***** GIVEN INFORMATION *****
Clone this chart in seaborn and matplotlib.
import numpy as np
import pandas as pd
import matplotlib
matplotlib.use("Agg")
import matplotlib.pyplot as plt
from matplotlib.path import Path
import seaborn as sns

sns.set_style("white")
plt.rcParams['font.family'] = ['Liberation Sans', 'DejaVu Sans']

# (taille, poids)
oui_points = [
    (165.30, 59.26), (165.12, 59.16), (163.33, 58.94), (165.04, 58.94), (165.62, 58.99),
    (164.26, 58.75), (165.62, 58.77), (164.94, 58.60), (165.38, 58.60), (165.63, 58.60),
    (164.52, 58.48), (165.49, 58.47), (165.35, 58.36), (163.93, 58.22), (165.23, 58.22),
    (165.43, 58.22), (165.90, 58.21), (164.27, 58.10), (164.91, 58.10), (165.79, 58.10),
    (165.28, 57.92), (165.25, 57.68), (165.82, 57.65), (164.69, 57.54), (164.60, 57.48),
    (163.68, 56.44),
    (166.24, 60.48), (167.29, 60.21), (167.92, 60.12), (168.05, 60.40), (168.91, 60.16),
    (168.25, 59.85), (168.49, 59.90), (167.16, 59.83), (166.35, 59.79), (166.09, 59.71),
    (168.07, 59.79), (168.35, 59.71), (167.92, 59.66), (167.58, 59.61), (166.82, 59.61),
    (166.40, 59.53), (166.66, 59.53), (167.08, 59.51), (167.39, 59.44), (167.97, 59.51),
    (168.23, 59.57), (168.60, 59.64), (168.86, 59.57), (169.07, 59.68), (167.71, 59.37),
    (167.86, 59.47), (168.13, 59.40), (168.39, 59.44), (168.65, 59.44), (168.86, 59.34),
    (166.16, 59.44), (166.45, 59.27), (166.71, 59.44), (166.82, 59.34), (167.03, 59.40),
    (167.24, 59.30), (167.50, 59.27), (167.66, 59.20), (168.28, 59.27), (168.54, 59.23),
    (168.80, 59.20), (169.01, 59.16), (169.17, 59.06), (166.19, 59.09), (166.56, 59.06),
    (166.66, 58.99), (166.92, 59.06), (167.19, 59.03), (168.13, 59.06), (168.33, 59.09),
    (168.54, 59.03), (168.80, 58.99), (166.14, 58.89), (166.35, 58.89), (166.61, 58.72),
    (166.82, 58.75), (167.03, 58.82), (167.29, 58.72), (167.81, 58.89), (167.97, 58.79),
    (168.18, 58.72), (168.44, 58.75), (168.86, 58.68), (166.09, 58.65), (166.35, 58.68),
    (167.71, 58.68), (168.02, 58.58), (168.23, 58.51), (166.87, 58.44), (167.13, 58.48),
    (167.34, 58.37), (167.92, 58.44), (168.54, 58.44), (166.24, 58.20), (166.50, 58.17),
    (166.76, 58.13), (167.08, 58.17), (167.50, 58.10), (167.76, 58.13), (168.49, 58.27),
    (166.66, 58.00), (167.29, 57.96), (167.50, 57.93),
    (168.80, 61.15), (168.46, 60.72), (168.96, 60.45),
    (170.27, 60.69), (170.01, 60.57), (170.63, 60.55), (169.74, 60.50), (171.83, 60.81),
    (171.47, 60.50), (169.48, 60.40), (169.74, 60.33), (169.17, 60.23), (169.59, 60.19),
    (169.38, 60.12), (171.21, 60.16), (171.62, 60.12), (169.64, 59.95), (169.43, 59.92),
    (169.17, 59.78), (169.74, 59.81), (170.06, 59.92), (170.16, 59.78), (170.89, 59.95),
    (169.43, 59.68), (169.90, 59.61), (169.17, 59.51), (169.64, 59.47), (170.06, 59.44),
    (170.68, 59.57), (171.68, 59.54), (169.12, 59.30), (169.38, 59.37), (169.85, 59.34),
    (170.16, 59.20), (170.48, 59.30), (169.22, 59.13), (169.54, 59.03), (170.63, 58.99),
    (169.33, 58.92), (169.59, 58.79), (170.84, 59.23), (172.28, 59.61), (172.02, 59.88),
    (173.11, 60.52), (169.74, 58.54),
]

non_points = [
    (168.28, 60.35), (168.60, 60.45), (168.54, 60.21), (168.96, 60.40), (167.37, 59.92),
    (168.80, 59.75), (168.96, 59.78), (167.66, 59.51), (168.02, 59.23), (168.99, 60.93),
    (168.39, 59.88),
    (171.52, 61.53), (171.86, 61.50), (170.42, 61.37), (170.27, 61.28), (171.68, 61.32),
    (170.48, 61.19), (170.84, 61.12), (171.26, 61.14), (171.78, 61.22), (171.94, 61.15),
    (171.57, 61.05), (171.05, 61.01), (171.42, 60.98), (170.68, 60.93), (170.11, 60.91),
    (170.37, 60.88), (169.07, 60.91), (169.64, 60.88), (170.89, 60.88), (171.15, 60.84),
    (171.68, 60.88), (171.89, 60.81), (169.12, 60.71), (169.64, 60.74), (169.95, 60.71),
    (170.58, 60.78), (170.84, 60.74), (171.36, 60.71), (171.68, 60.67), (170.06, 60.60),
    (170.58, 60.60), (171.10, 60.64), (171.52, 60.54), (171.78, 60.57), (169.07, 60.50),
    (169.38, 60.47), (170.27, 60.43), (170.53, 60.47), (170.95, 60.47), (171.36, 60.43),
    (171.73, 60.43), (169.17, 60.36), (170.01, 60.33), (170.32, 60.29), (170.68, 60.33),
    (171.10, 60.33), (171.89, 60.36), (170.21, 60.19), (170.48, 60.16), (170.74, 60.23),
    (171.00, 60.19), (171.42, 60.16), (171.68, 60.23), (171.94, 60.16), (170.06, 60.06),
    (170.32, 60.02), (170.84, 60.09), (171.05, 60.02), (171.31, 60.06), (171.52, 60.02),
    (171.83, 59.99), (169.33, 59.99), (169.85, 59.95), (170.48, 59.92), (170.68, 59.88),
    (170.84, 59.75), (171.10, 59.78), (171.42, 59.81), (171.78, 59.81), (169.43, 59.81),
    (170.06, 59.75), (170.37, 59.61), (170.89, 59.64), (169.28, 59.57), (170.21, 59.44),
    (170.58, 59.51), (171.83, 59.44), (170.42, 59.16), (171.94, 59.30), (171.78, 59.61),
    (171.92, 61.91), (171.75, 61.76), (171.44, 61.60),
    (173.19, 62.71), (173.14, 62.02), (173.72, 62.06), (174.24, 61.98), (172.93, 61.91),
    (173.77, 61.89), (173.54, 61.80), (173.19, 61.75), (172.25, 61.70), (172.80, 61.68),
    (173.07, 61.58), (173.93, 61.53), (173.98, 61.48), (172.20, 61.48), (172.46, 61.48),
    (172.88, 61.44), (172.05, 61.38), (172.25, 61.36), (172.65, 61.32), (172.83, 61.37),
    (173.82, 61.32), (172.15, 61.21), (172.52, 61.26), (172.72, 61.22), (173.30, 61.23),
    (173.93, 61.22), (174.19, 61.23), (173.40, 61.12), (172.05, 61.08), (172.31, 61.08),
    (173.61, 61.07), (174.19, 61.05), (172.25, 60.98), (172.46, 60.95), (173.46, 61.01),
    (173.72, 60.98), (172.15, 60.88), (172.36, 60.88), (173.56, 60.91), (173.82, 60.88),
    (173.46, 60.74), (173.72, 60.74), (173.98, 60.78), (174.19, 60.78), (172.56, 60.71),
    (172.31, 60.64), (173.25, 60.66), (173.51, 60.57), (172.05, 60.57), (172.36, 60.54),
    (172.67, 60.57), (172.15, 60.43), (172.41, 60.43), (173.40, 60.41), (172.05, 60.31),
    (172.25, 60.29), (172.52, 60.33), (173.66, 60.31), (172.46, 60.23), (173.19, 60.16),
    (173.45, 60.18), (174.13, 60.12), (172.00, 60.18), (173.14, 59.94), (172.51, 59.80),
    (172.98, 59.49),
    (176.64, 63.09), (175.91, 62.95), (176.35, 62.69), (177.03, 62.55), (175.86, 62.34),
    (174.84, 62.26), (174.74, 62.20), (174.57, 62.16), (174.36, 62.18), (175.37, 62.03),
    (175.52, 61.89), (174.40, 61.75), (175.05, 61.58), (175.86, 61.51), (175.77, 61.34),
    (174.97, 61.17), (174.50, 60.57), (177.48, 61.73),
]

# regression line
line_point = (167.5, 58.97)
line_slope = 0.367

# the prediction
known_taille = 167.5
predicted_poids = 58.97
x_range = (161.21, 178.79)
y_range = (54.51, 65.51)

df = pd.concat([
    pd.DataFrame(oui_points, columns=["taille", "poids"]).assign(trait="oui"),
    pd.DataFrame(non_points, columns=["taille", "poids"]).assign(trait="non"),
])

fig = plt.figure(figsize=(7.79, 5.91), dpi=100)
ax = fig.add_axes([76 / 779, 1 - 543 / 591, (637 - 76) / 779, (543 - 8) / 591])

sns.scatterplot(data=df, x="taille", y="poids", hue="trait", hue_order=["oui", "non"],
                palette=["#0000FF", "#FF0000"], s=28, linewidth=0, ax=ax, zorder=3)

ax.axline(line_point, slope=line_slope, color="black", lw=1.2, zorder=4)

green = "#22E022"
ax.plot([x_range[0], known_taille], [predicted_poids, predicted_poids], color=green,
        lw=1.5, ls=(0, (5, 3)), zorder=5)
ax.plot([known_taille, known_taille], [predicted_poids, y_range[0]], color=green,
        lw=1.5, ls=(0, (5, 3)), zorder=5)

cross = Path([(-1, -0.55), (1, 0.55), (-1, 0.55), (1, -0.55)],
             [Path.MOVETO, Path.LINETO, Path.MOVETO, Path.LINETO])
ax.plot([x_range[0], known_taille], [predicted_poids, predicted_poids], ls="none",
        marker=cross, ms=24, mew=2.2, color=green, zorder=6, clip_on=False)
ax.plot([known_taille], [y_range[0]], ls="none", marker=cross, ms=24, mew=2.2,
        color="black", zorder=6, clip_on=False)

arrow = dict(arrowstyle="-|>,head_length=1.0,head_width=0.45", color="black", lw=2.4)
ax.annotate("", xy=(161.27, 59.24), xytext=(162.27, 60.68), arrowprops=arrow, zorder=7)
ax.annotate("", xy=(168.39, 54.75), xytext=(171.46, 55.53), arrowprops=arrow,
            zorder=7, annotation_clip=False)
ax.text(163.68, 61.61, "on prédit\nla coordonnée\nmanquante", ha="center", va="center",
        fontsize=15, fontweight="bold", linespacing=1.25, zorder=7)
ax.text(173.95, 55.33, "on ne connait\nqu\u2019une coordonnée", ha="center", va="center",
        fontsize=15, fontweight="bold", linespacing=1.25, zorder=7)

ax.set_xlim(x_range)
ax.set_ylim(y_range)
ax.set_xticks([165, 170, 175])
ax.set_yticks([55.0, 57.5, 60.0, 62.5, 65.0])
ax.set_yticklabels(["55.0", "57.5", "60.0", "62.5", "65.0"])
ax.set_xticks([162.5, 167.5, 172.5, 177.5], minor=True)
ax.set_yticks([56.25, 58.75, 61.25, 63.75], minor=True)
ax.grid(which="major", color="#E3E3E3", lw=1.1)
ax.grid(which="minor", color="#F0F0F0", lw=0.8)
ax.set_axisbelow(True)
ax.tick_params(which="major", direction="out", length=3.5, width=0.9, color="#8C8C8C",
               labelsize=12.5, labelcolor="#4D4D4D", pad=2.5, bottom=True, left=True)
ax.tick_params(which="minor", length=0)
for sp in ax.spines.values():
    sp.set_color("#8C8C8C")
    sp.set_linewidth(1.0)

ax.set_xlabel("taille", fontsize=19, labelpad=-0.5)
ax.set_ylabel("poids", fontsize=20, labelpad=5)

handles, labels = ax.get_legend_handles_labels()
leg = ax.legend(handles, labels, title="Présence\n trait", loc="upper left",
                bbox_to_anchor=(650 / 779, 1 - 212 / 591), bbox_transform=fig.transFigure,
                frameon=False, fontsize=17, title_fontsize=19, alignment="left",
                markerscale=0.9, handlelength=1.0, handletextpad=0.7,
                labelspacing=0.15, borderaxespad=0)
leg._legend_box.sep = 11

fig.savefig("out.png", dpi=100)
*****
* **TO DO**
Please write out exactly the lines from the start of the data through the line that contains "plt.rcParams['font.family'] = ['Liberation", both ends included, and nothing else.

* **COMPLETE OUTPUT**
Clone this chart in seaborn and matplotlib.
import numpy as np
import pandas as pd
import matplotlib
matplotlib.use("Agg")
import matplotlib.pyplot as plt
from matplotlib.path import Path
import seaborn as sns

sns.set_style("white")
plt.rcParams['font.family'] = ['Liberation Sans', 'DejaVu Sans']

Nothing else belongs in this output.